*TASK:*
Exactly as written, quote every line that follows, skipping the images.

*DATA PROVIDED:*

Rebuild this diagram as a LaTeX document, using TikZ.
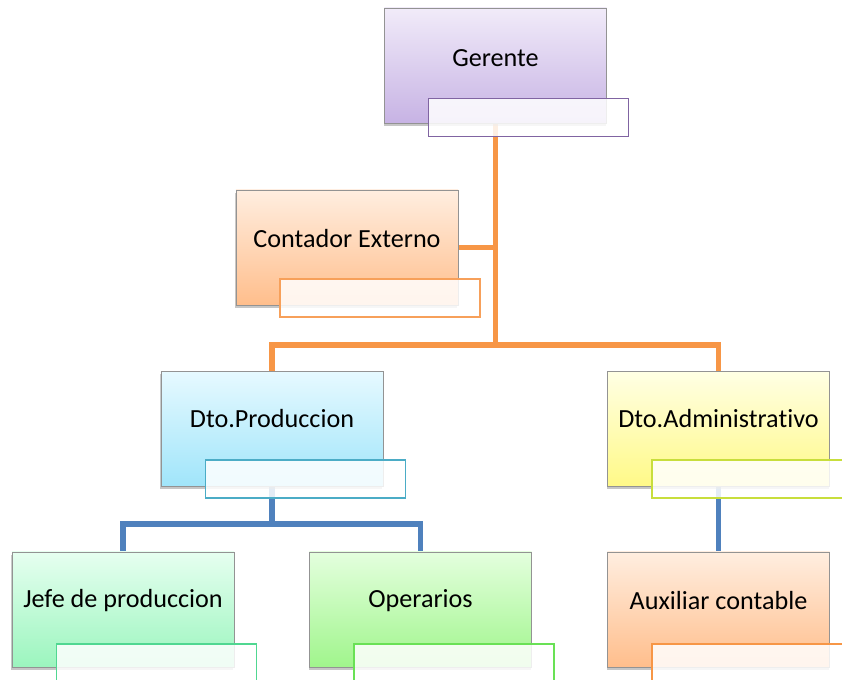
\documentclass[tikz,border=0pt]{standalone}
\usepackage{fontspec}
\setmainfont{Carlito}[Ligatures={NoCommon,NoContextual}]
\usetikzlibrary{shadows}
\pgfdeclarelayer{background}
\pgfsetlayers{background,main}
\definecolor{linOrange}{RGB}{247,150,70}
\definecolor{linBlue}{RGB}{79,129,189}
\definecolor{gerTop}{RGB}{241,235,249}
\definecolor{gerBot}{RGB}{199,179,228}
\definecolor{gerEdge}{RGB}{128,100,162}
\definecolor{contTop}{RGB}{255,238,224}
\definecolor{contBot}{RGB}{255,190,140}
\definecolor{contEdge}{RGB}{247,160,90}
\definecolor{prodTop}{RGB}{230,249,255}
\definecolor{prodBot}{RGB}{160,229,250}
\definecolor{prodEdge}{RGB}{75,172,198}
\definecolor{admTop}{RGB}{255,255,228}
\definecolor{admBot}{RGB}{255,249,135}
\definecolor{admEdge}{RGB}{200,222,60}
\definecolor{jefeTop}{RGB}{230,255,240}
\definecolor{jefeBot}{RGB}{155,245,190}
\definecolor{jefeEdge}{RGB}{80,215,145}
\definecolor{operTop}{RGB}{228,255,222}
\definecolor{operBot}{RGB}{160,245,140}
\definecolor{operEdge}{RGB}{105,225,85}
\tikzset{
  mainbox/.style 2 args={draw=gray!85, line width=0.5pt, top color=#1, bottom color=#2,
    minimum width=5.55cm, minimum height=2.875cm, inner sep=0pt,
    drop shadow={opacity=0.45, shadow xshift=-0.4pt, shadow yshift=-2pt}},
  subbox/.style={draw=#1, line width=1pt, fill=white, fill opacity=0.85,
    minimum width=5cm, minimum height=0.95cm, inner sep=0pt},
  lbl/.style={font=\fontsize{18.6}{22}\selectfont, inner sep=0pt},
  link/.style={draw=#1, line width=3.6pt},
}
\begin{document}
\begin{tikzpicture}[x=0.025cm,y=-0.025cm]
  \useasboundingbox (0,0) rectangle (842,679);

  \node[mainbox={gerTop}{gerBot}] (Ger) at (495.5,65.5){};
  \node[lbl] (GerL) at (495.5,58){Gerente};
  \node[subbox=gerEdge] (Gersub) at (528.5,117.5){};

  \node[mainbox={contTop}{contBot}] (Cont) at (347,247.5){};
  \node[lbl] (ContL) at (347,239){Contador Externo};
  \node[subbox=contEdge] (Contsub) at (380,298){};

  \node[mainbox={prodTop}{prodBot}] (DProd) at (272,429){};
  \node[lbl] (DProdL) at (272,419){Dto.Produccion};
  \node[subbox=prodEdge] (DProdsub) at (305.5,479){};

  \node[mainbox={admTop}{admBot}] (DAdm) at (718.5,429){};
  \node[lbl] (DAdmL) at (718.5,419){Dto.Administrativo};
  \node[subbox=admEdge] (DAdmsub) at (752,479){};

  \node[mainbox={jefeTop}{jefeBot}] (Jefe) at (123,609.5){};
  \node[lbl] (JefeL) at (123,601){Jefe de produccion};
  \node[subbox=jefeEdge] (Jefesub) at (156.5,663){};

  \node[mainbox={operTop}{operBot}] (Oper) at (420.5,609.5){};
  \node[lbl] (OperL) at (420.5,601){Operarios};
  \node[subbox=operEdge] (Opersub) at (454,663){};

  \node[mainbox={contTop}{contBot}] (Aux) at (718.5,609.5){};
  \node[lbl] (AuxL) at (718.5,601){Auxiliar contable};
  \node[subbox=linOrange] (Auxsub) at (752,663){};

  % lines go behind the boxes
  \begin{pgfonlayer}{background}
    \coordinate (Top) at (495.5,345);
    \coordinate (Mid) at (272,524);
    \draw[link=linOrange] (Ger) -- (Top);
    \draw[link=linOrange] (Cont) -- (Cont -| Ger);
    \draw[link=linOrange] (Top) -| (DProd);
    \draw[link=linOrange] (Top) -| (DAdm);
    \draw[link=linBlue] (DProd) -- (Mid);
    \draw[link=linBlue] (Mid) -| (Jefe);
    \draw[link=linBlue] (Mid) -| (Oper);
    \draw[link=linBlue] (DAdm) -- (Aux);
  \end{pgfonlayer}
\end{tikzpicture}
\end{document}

*RIGHT ANSWER:*
Rebuild this diagram as a LaTeX document, using TikZ.
\documentclass[tikz,border=0pt]{standalone}
\usepackage{fontspec}
\setmainfont{Carlito}[Ligatures={NoCommon,NoContextual}]
\usetikzlibrary{shadows}
\pgfdeclarelayer{background}
\pgfsetlayers{background,main}
\definecolor{linOrange}{RGB}{247,150,70}
\definecolor{linBlue}{RGB}{79,129,189}
\definecolor{gerTop}{RGB}{241,235,249}
\definecolor{gerBot}{RGB}{199,179,228}
\definecolor{gerEdge}{RGB}{128,100,162}
\definecolor{contTop}{RGB}{255,238,224}
\definecolor{contBot}{RGB}{255,190,140}
\definecolor{contEdge}{RGB}{247,160,90}
\definecolor{prodTop}{RGB}{230,249,255}
\definecolor{prodBot}{RGB}{160,229,250}
\definecolor{prodEdge}{RGB}{75,172,198}
\definecolor{admTop}{RGB}{255,255,228}
\definecolor{admBot}{RGB}{255,249,135}
\definecolor{admEdge}{RGB}{200,222,60}
\definecolor{jefeTop}{RGB}{230,255,240}
\definecolor{jefeBot}{RGB}{155,245,190}
\definecolor{jefeEdge}{RGB}{80,215,145}
\definecolor{operTop}{RGB}{228,255,222}
\definecolor{operBot}{RGB}{160,245,140}
\definecolor{operEdge}{RGB}{105,225,85}
\tikzset{
  mainbox/.style 2 args={draw=gray!85, line width=0.5pt, top color=#1, bottom color=#2,
    minimum width=5.55cm, minimum height=2.875cm, inner sep=0pt,
    drop shadow={opacity=0.45, shadow xshift=-0.4pt, shadow yshift=-2pt}},
  subbox/.style={draw=#1, line width=1pt, fill=white, fill opacity=0.85,
    minimum width=5cm, minimum height=0.95cm, inner sep=0pt},
  lbl/.style={font=\fontsize{18.6}{22}\selectfont, inner sep=0pt},
  link/.style={draw=#1, line width=3.6pt},
}
\begin{document}
\begin{tikzpicture}[x=0.025cm,y=-0.025cm]
  \useasboundingbox (0,0) rectangle (842,679);

  \node[mainbox={gerTop}{gerBot}] (Ger) at (495.5,65.5){};
  \node[lbl] (GerL) at (495.5,58){Gerente};
  \node[subbox=gerEdge] (Gersub) at (528.5,117.5){};

  \node[mainbox={contTop}{contBot}] (Cont) at (347,247.5){};
  \node[lbl] (ContL) at (347,239){Contador Externo};
  \node[subbox=contEdge] (Contsub) at (380,298){};

  \node[mainbox={prodTop}{prodBot}] (DProd) at (272,429){};
  \node[lbl] (DProdL) at (272,419){Dto.Produccion};
  \node[subbox=prodEdge] (DProdsub) at (305.5,479){};

  \node[mainbox={admTop}{admBot}] (DAdm) at (718.5,429){};
  \node[lbl] (DAdmL) at (718.5,419){Dto.Administrativo};
  \node[subbox=admEdge] (DAdmsub) at (752,479){};

  \node[mainbox={jefeTop}{jefeBot}] (Jefe) at (123,609.5){};
  \node[lbl] (JefeL) at (123,601){Jefe de produccion};
  \node[subbox=jefeEdge] (Jefesub) at (156.5,663){};

  \node[mainbox={operTop}{operBot}] (Oper) at (420.5,609.5){};
  \node[lbl] (OperL) at (420.5,601){Operarios};
  \node[subbox=operEdge] (Opersub) at (454,663){};

  \node[mainbox={contTop}{contBot}] (Aux) at (718.5,609.5){};
  \node[lbl] (AuxL) at (718.5,601){Auxiliar contable};
  \node[subbox=linOrange] (Auxsub) at (752,663){};

  % lines go behind the boxes
  \begin{pgfonlayer}{background}
    \coordinate (Top) at (495.5,345);
    \coordinate (Mid) at (272,524);
    \draw[link=linOrange] (Ger) -- (Top);
    \draw[link=linOrange] (Cont) -- (Cont -| Ger);
    \draw[link=linOrange] (Top) -| (DProd);
    \draw[link=linOrange] (Top) -| (DAdm);
    \draw[link=linBlue] (DProd) -- (Mid);
    \draw[link=linBlue] (Mid) -| (Jefe);
    \draw[link=linBlue] (Mid) -| (Oper);
    \draw[link=linBlue] (DAdm) -- (Aux);
  \end{pgfonlayer}
\end{tikzpicture}
\end{document}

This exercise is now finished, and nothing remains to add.